#### Task to carry out:
Leave out every picture, and retype exactly the lines from the line with "Reproduce this chart with D3.js." through the line with "Serif', 'Times New", both ends included.

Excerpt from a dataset
•••••

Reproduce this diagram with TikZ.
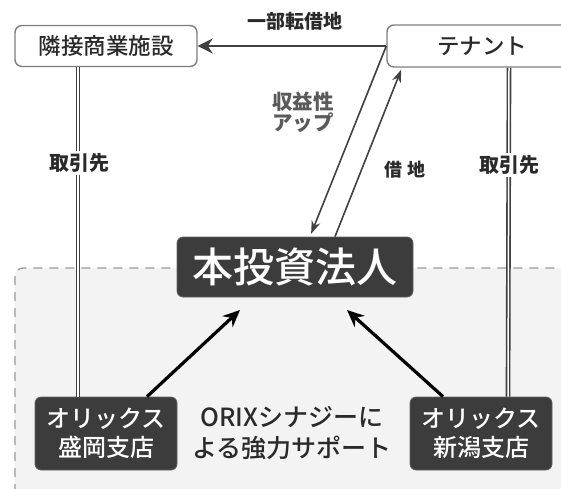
\documentclass[tikz,border=0pt]{standalone}
\usepackage{fontspec}
\newfontfamily\jp{Noto Sans CJK JP}
\newfontfamily\jpm{Noto Sans CJK JP Medium}
\usetikzlibrary{arrows.meta}
\definecolor{boxdark}{HTML}{3C3C3C}
\definecolor{boxline}{HTML}{7E7E7E}
\definecolor{regionfill}{HTML}{F3F3F3}
\definecolor{regionline}{HTML}{999999}
\definecolor{txtdark}{HTML}{2A2A2A}
\definecolor{txtmid}{HTML}{5A5A5A}
\definecolor{linedark}{HTML}{404040}
\tikzset{
  whitebox/.style={draw=boxline, line width=1.4pt, fill=white, rounded corners=7pt, inner sep=0pt, text=txtdark, font=\jpm\fontsize{22.5}{22.5}\selectfont},
  darkbox/.style={draw=boxdark!80, line width=0.8pt, fill=boxdark, rounded corners=6pt, inner sep=0pt, text=white, align=center},
  lbl/.style={text=txtdark, font=\jp\bfseries\fontsize{20}{20}\selectfont, inner sep=2pt},
  lblmid/.style={text=txtmid, font=\jp\bfseries\fontsize{20.5}{21}\selectfont, inner sep=0pt, align=left},
  dline/.style={draw=linedark, line width=1.6pt, double=white, double distance=1.5pt},
  grayarrow/.style={draw=linedark, line width=2pt, -{Stealth[length=15pt,width=15pt]}},
  thinarrow/.style={draw=linedark, line width=1.6pt, -{Stealth[length=13pt,width=9pt]}},
  thickarrow/.style={draw=black, line width=3.2pt, -{Stealth[length=17pt,width=15pt]}},
}
\begin{document}
\begin{tikzpicture}[x=1pt,y=-1pt]
\useasboundingbox (0,0) rectangle (561,488);
\clip (0,0) rectangle (561,488);
% region
\draw[regionline, fill=regionfill, line width=1.3pt, dash pattern=on 9pt off 7pt, rounded corners=8pt] (15,268) rectangle (600,530);
% top boxes
\node[whitebox, minimum width=182pt, minimum height=41pt] (neighbor) at (106,46) {隣接商業施設};
\node[whitebox, minimum width=190pt, minimum height=42pt] (tenant) at (482,46) {テナント};
% central box
\node[darkbox, minimum width=236pt, minimum height=60pt, font=\jpm\fontsize{41}{41}\selectfont] (honbu) at (295,267) {本投資法人};
% bottom boxes
\node[darkbox, minimum width=142pt, minimum height=73pt, font=\jpm\fontsize{24}{29}\selectfont] (morioka) at (106,433.5) {オリックス\\盛岡支店};
\node[darkbox, minimum width=142pt, minimum height=73pt, font=\jpm\fontsize{24}{29}\selectfont] (niigata) at (481,433.5) {オリックス\\新潟支店};
\node[text=txtdark, align=center, font=\jpm\fontsize{25}{31}\selectfont] (synergy) at (292,433) {ORIXシナジーに\\よる強力サポート};
% double lines
\draw[dline] ([xshift=-28pt]neighbor.south) -- ([xshift=-28pt]morioka.north);
\draw[dline] ([xshift=27pt]tenant.south) -- ([xshift=27pt]niigata.north);
\node[lbl, fill=white] (t1) at (79,163) {取引先};
\node[lbl, fill=white] (t2) at (509,165) {取引先};
% top arrow
\draw[grayarrow] (tenant.west) -- (neighbor.east);
\node[lbl, font=\jp\bfseries\fontsize{19}{19}\selectfont] (l1) at (295,21) {一部転借地};
% thin arrows
\draw[thinarrow, shorten >=3pt] (tenant.west) -- ([xshift=15pt]honbu.north);
\draw[thinarrow, shorten >=2pt] ([xshift=40pt]honbu.north) -- ([xshift=-80pt]tenant.south);
\node[lblmid] (l2) at (303,112) {収益性\\アップ};
\node[lbl, font=\jp\bfseries\fontsize{18}{18}\selectfont] (l3) at (405,170) {借 地};
% thick arrows
\coordinate (a1) at (240,310);
\coordinate (a2) at (347,310);
\draw[thickarrow] ([xshift=41pt]morioka.north) -- (a1);
\draw[thickarrow] ([xshift=-38pt]niigata.north) -- (a2);
\end{tikzpicture}
\end{document}
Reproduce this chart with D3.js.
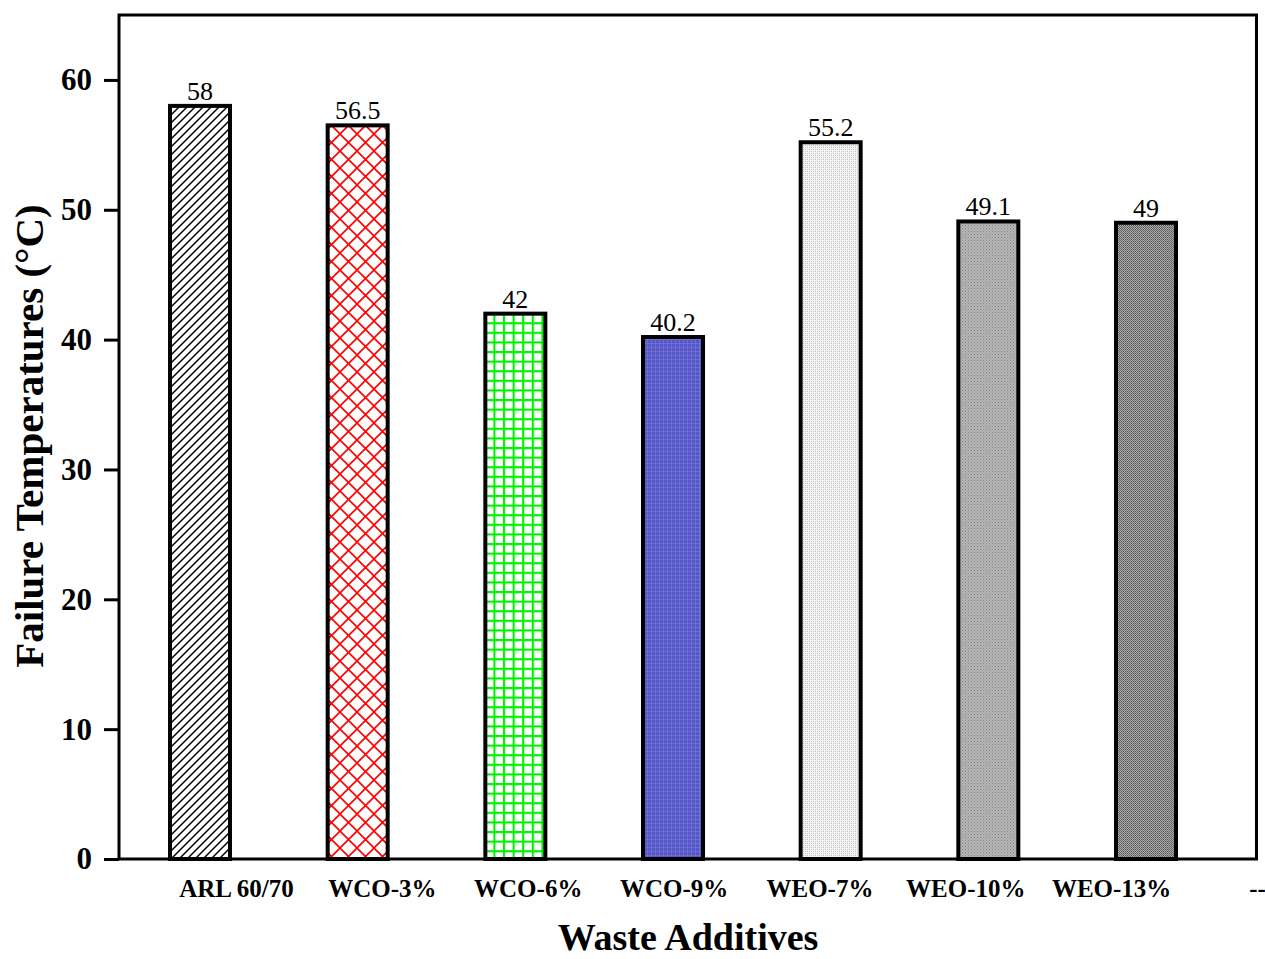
<!DOCTYPE html>
<html>
<head>
<meta charset="utf-8">
<script src="https://cdn.jsdelivr.net/npm/d3@7"></script>
<style>
  body { margin: 0; background: #fff; }
  svg { display: block; }
</style>
</head>
<body>
<svg id="chart"></svg>
<script>
// data
var categories = ["ARL 60/70", "WCO-3%", "WCO-6%", "WCO-9%", "WEO-7%", "WEO-10%", "WEO-13%"];
var values = [58, 56.5, 42, 40.2, 55.2, 49.1, 49];
var valueLabels = ["58", "56.5", "42", "40.2", "55.2", "49.1", "49"];
var tickLabels = ["ARL 60/70", "WCO-3%", "WCO-6%", "WCO-9%", "WEO-7%", "WEO-10%", "WEO-13%", "--"];
var yTicks = [0, 10, 20, 30, 40, 50, 60];

// fill pattern per bar
var patternIds = ["hatch", "redcross", "greengrid", "bluedots", "lightdots", "midgray", "darkgray"];

var svg_width = 1265,
    svg_height = 959;
var margin = {top: 15, right: 8, bottom: 100, left: 119};
var plot_width = svg_width - margin.left - margin.right,
    plot_height = svg_height - margin.top - margin.bottom;

var svg = d3.select("#chart")
    .attr("width", svg_width)
    .attr("height", svg_height);

var serif = "'Liberation Serif', 'Times New Roman', serif";

// patterns
var defs = svg.append("defs");

var p = defs.append("pattern").attr("id", "hatch")
    .attr("patternUnits", "userSpaceOnUse").attr("width", 8).attr("height", 8);
p.append("rect").attr("width", 8).attr("height", 8).attr("fill", "#fff");
p.append("path").attr("d", "M-2,2 l4,-4 M0,8 l8,-8 M6,10 l4,-4")
    .attr("stroke", "#000").attr("stroke-width", 1.5);

p = defs.append("pattern").attr("id", "redcross")
    .attr("patternUnits", "userSpaceOnUse").attr("width", 17).attr("height", 17);
p.append("rect").attr("width", 17).attr("height", 17).attr("fill", "#fff");
p.append("path").attr("d", "M0,0 L17,17 M17,0 L0,17")
    .attr("stroke", "#ff0000").attr("stroke-width", 1.6);

p = defs.append("pattern").attr("id", "greengrid")
    .attr("patternUnits", "userSpaceOnUse").attr("width", 9.6).attr("height", 9.6);
p.append("rect").attr("width", 9.6).attr("height", 9.6).attr("fill", "#fff");
p.append("path").attr("d", "M1,0 V9.6 M0,1 H9.6")
    .attr("stroke", "#00f000").attr("stroke-width", 2.2);

p = defs.append("pattern").attr("id", "bluedots")
    .attr("patternUnits", "userSpaceOnUse").attr("width", 4).attr("height", 4);
p.append("rect").attr("width", 4).attr("height", 4).attr("fill", "#5656c4");
p.append("path").attr("d", "M0,0.5 H4 M0.5,0 V4")
    .attr("stroke", "#6d6dd6").attr("stroke-width", 1);

p = defs.append("pattern").attr("id", "lightdots")
    .attr("patternUnits", "userSpaceOnUse").attr("width", 4).attr("height", 4);
p.append("rect").attr("width", 4).attr("height", 4).attr("fill", "#f2f2f2");
p.append("rect").attr("width", 1).attr("height", 1).attr("fill", "#bdbdbd");
p.append("rect").attr("x", 2).attr("y", 2).attr("width", 1).attr("height", 1).attr("fill", "#bdbdbd");
p.append("rect").attr("x", 0).attr("y", 2).attr("width", 1).attr("height", 1).attr("fill", "#d2d2d2");
p.append("rect").attr("x", 2).attr("y", 0).attr("width", 1).attr("height", 1).attr("fill", "#d2d2d2");

p = defs.append("pattern").attr("id", "midgray")
    .attr("patternUnits", "userSpaceOnUse").attr("width", 3).attr("height", 3);
p.append("rect").attr("width", 3).attr("height", 3).attr("fill", "#b4b4b4");
p.append("rect").attr("width", 1).attr("height", 1).attr("fill", "#888");
p.append("rect").attr("x", 1.5).attr("y", 1.5).attr("width", 1).attr("height", 1).attr("fill", "#999");

p = defs.append("pattern").attr("id", "darkgray")
    .attr("patternUnits", "userSpaceOnUse").attr("width", 2).attr("height", 2);
p.append("rect").attr("width", 2).attr("height", 2).attr("fill", "#a6a6a6");
p.append("rect").attr("width", 1).attr("height", 1).attr("fill", "#5e5e5e");
p.append("rect").attr("x", 1).attr("y", 1).attr("width", 1).attr("height", 1).attr("fill", "#6e6e6e");

var plot = svg.append("g")
    .attr("transform", "translate(" + margin.left + "," + margin.top + ")");

// scales
var y = d3.scaleLinear()
    .domain([0, 65])
    .range([plot_height, 0]);

var x = d3.scalePoint()
    .domain(categories)
    .range([81, 1027]);

var xLabels = d3.scalePoint()
    .domain(tickLabels)
    .range([117, plot_width]);

var barWidth = 60;

// bars
plot.selectAll(".bar")
    .data(values)
    .enter()
    .append("rect")
    .attr("class", "bar")
    .attr("x", (d, i) => x(categories[i]) - barWidth / 2)
    .attr("y", d => y(d))
    .attr("width", barWidth)
    .attr("height", d => y(0) - y(d))
    .attr("fill", (d, i) => "url(#" + patternIds[i] + ")")
    .attr("stroke", "#000")
    .attr("stroke-width", 4);

// value labels
plot.selectAll(".vlabel")
    .data(values)
    .enter()
    .append("text")
    .attr("class", "vlabel")
    .attr("x", (d, i) => x(categories[i]))
    .attr("y", d => y(d) - 6)
    .attr("text-anchor", "middle")
    .style("font-family", serif)
    .style("font-size", "26px")
    .text((d, i) => valueLabels[i]);

// frame
plot.append("rect")
    .attr("x", 0)
    .attr("y", 0)
    .attr("width", plot_width - 0.5)
    .attr("height", plot_height)
    .attr("fill", "none")
    .attr("stroke", "#000")
    .attr("stroke-width", 3);

// y axis
var yAxis = plot.append("g")
    .call(d3.axisLeft(y).tickValues(yTicks).tickSize(15).tickPadding(12).tickFormat(d3.format("d")));
yAxis.select(".domain").remove();
yAxis.selectAll(".tick line").attr("stroke", "#000").attr("stroke-width", 3);
yAxis.selectAll("text")
    .style("font-family", serif)
    .style("font-size", "31px")
    .style("font-weight", "bold")
    .attr("fill", "#000");

// x axis (labels only)
var xAxis = plot.append("g")
    .attr("transform", "translate(0," + plot_height + ")")
    .call(d3.axisBottom(xLabels).tickSize(0).tickPadding(20));
xAxis.select(".domain").remove();
xAxis.selectAll("text")
    .style("font-family", serif)
    .style("font-size", "25px")
    .style("font-weight", "bold")
    .attr("fill", "#000");

// axis titles
svg.append("text")
    .text("Waste Additives")
    .attr("x", 688)
    .attr("y", 950)
    .attr("text-anchor", "middle")
    .style("font-family", serif)
    .style("font-size", "38px")
    .style("font-weight", "bold");

svg.append("text")
    .text("Failure Temperatures (°C)")
    .attr("transform", "translate(43,436) rotate(-90)")
    .attr("text-anchor", "middle")
    .style("font-family", serif)
    .style("font-size", "41px")
    .style("font-weight", "bold");
</script>
</body>
</html>
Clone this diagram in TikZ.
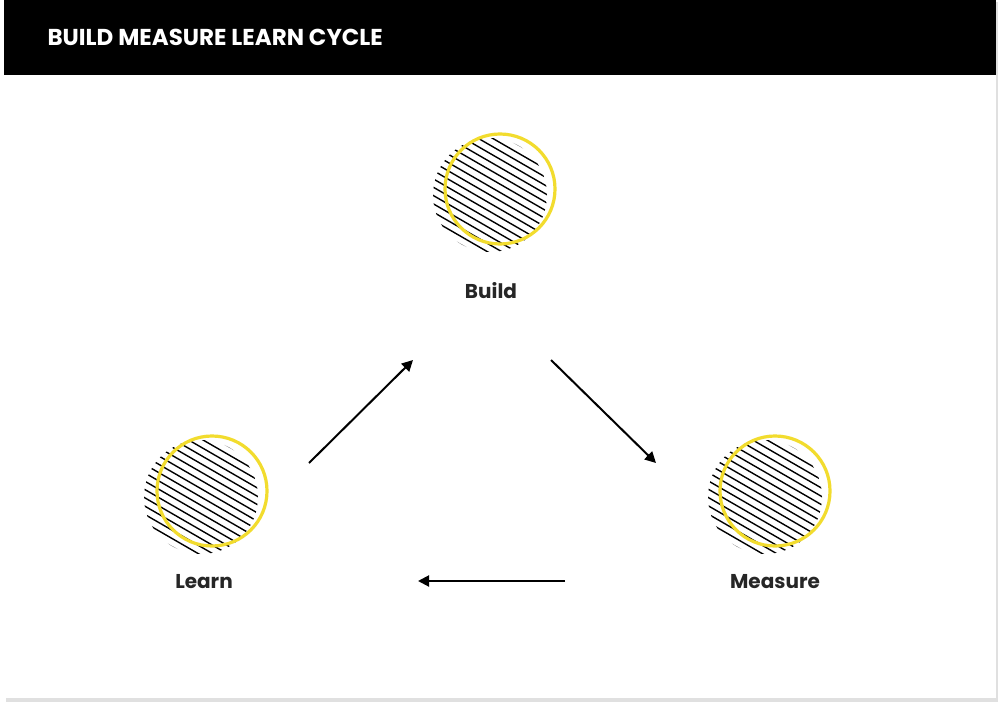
\documentclass[tikz,border=0pt]{standalone}
\usepackage{fontspec}
\setmainfont{Poppins}
\usetikzlibrary{arrows.meta}
\definecolor{yel}{HTML}{F2DC2E}
\begin{document}
\begin{tikzpicture}[x=1pt,y=-1pt,
  lbl/.style={font=\bfseries\fontsize{20}{24}\selectfont, text=black!85},
  arr/.style={line width=2pt,-{Triangle[length=11pt,width=11pt]}},
  ring/.style={draw=yel,line width=3.2pt}]
\useasboundingbox (0,0) rectangle (1000,706);
\fill[black!12] (6,2) rectangle (998,702);
\fill[white] (4,0) rectangle (996,698);
\fill[black] (4,0) rectangle (996,75);
\node[anchor=west,text=white,font=\bfseries\fontsize{23}{28}\selectfont] (title) at (44,37) {BUILD MEASURE LEARN CYCLE};
\newcommand{\hatchc}[2]{%
  \begin{scope}
    \clip (#1,#2) circle (57);
    \foreach \k in {-12,...,12}{
      \draw[line width=1.4pt,rotate around={-30:(#1,#2)}] (#1-80,#2+\k*7.2) -- (#1+80,#2+\k*7.2);
    }
  \end{scope}}
\hatchc{490}{195}
\draw[ring] (500,189) circle (55);
\hatchc{201}{497}
\draw[ring] (212,491) circle (55);
\hatchc{765}{497}
\draw[ring] (775,491) circle (55);
\node[lbl] (build) at (491,291) {Build};
\node[lbl] (learn) at (204,582) {Learn};
\node[lbl] (measure) at (775,582) {Measure};
\coordinate (a1) at (309,463); \coordinate (a2) at (413,360);
\coordinate (b1) at (551,360); \coordinate (b2) at (656,463);
\coordinate (c1) at (565,581); \coordinate (c2) at (418,581);
\draw[arr] (a1) -- (a2);
\draw[arr] (b1) -- (b2);
\draw[arr] (c1) -- (c2);
\end{tikzpicture}
\end{document}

•••••

#### Written response:
Reproduce this chart with D3.js.
<!DOCTYPE html>
<html>
<head>
<meta charset="utf-8">
<script src="https://cdn.jsdelivr.net/npm/d3@7"></script>
<style>
  body { margin: 0; background: #fff; }
  svg { display: block; }
</style>
</head>
<body>
<svg id="chart"></svg>
<script>
// data
var categories = ["ARL 60/70", "WCO-3%", "WCO-6%", "WCO-9%", "WEO-7%", "WEO-10%", "WEO-13%"];
var values = [58, 56.5, 42, 40.2, 55.2, 49.1, 49];
var valueLabels = ["58", "56.5", "42", "40.2", "55.2", "49.1", "49"];
var tickLabels = ["ARL 60/70", "WCO-3%", "WCO-6%", "WCO-9%", "WEO-7%", "WEO-10%", "WEO-13%", "--"];
var yTicks = [0, 10, 20, 30, 40, 50, 60];

// fill pattern per bar
var patternIds = ["hatch", "redcross", "greengrid", "bluedots", "lightdots", "midgray", "darkgray"];

var svg_width = 1265,
    svg_height = 959;
var margin = {top: 15, right: 8, bottom: 100, left: 119};
var plot_width = svg_width - margin.left - margin.right,
    plot_height = svg_height - margin.top - margin.bottom;

var svg = d3.select("#chart")
    .attr("width", svg_width)
    .attr("height", svg_height);

var serif = "'Liberation Serif', 'Times New Roman', serif";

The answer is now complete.